Even with the impact of seasonal demand for its products, the company has been able to improve gross margin on a year-over-year basis each quarter for the past couple of years. A significant amount of this margin improvement has reached the bottom line. This has happened in no small part because the company has been able to keep its sales, general, and administrative expenses (SG&A) as a percentage of sales in line while it improved gross margin. 

However, SG&A increased in the quarter, from 15.7% to 16.1% of sales year over year. Management said that this was a planned increase and was directly related to the company's marketing and product development strategy. Of the $2.7 million increase in SG&A, $2 million of that was related to higher sales and marketing ($1.2 million) and R&D ($0.8 million) spending in the quarter. 
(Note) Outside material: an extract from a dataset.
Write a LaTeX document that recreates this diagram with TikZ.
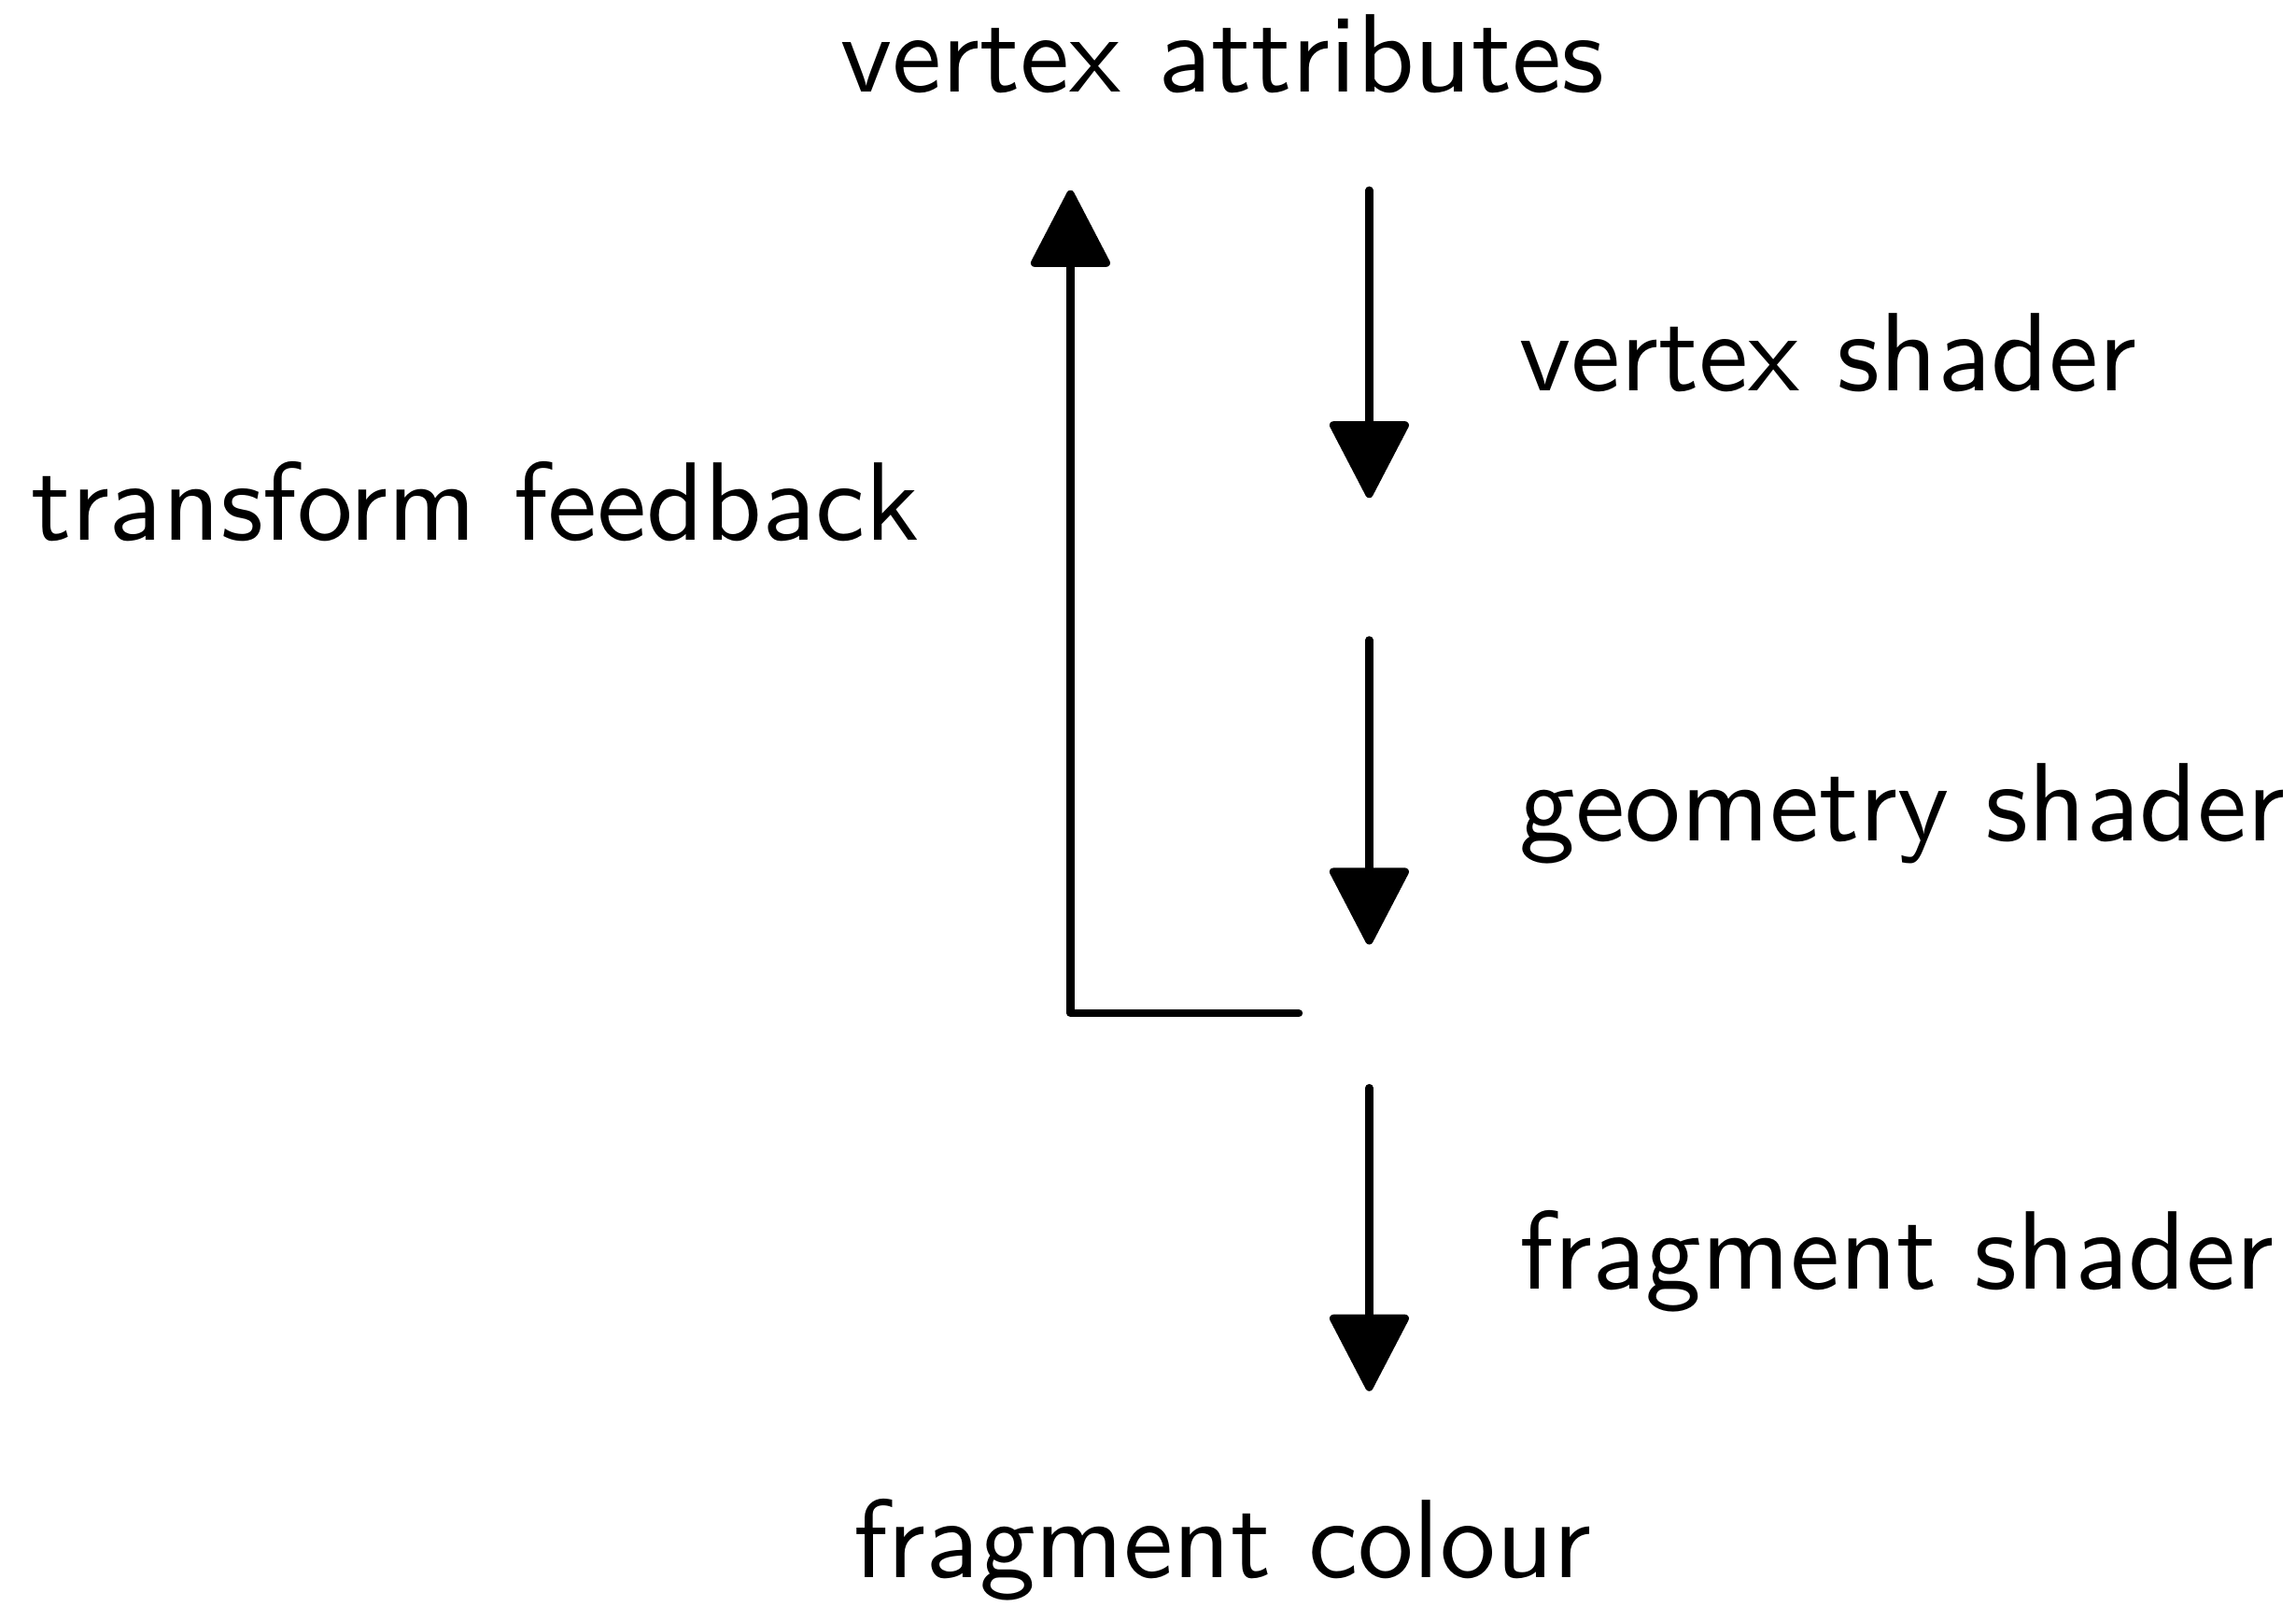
\documentclass[tikz,border=0pt]{standalone}
\usepackage{tikz}
\usetikzlibrary{arrows.meta}

\begin{document}
\begin{tikzpicture}[
  font=\sffamily,
  line width=0.7pt,
  stage/.style={anchor=base, inner sep=0pt},
  shaderlbl/.style={anchor=base west, inner sep=0pt},
  flow/.style={-{Triangle[width=7.4pt, length=7.3pt, round]}, line cap=round, line join=round}
]
  \useasboundingbox (0,0) rectangle (7.239,-5.065);

  \node[stage] (va) at (3.855,-0.290) {vertex attributes};
  \node[stage] (fc) at (3.855,-4.975) {fragment colour};

  % stage points along the pipeline
  \coordinate (v0) at (4.317,-0.600);
  \coordinate (v1) at (4.317,-1.570);
  \coordinate (g0) at (4.317,-2.018);
  \coordinate (g1) at (4.317,-2.978);
  \coordinate (f0) at (4.317,-3.430);
  \coordinate (f1) at (4.317,-4.386);
  \coordinate (tfb) at (4.095,-3.195);
  \coordinate (tft) at (3.375,-0.600);

  \draw[flow] (v0) -- (v1);
  \node[shaderlbl] (vs) at (4.780,-1.231) {vertex shader};
  \draw[flow] (g0) -- (g1);
  \node[shaderlbl] (gs) at (4.780,-2.650) {geometry shader};
  \draw[flow] (f0) -- (f1);
  \node[shaderlbl] (fs) at (4.780,-4.063) {fragment shader};

  \draw[flow] (tfb) -| (tft);
  \node[shaderlbl] (tf) at (0.085,-1.702) {transform feedback};
\end{tikzpicture}
\end{document}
With net income and operating income both well above last year's quarterly results, this afforded Trex the ability to spend slightly more on marketing and R&D while still growing earnings per share by 20%. 

Looking ahead

CFO Bryan Fairbanks said management expects the company to generate $160 million in sales, or roughly 10% sales growth in the second quarter, with incremental margin from those new sales of more than 50%. He also said that the company expects SG&A to be roughly the same as a percentage of revenue as it was in the year-ago quarter. If that all proves to be the case, the company is likely to deliver another quarter of top- and bottom-line growth similar to this one. 

The bottom line is that Trex continues to absolutely nail it, with fantastic operating results that wring a lot of incremental profits out of sales growth, and management doesn't see the growth coming to a stop now. 

Trex's effective marketing across both traditional and social media is paying off with by far the best brand recognition in the industry. That's leading to faster sales growth than alt-wood competitors and the overall decking market. Trex's broad North American (and growing international) distribution network also continues to help offset the impacts of regional weather events, which have weighed on its quarterly results in the past. Factor in a relatively healthy economy and housing market, and a jobs market that is showing gains in both employment levels and income, and there's a lot to like about Trex's near-term and long-term prospects.